Like someone said, TSA is purely a reactionary agency. What happens when someone blows a plane up with a bomb in their ass? "Sorry sir but you have to bend over and let me put my finger in your ass before you can get on this plane"
Regarding Chertoff:
http://www.huffingtonpost.com/2010/11/23/fear_pays_chertoff_n_787711.html
Chertoff's clients have prospered in the last two years, largely through lucrative government contracts, and The Chertoff Group's assistance in navigating the complex federal procurement bureaucracy is in high demand. One example involves the company at the heart of the recent uproar over intrusive airport security procedures -- Rapiscan, which makes the so-called body scanners. Back in 2005, Chertoff was promoting the technology and Homeland Security placed the government's first order, buying five Rapiscan scanners.

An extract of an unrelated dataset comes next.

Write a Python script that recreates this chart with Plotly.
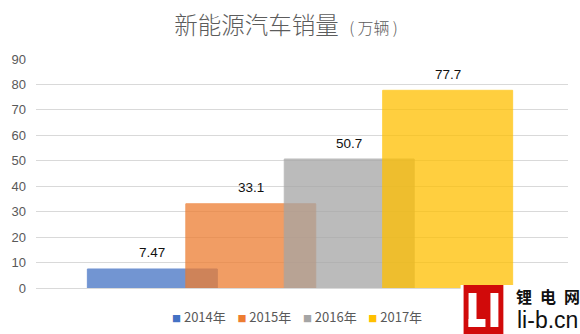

After the arrest of the underwear bomber last Christmas, Chertoff hit the airwaves and wrote an op-ed in The Washington Post advocating the full-body scanning systems without disclosing that Rapiscan Systems was a client of his firm. The aborted terror plot prompted the Transportation Security Agency to order 300 machines from Rapiscan. Yet last spring, the Government Accountability Office reported that, "It remains unclear whether [the scanners] would have been able to detect the weapon" used in the aborted bombing attempt. And according to a recent report by DHS's Inspector General, the training of airport screeners is rushed and poorly supervised
Anyone with a brain can see that security holes are massive at airports. To say that TSA does an effective job of preventing terrorism is a giant joke.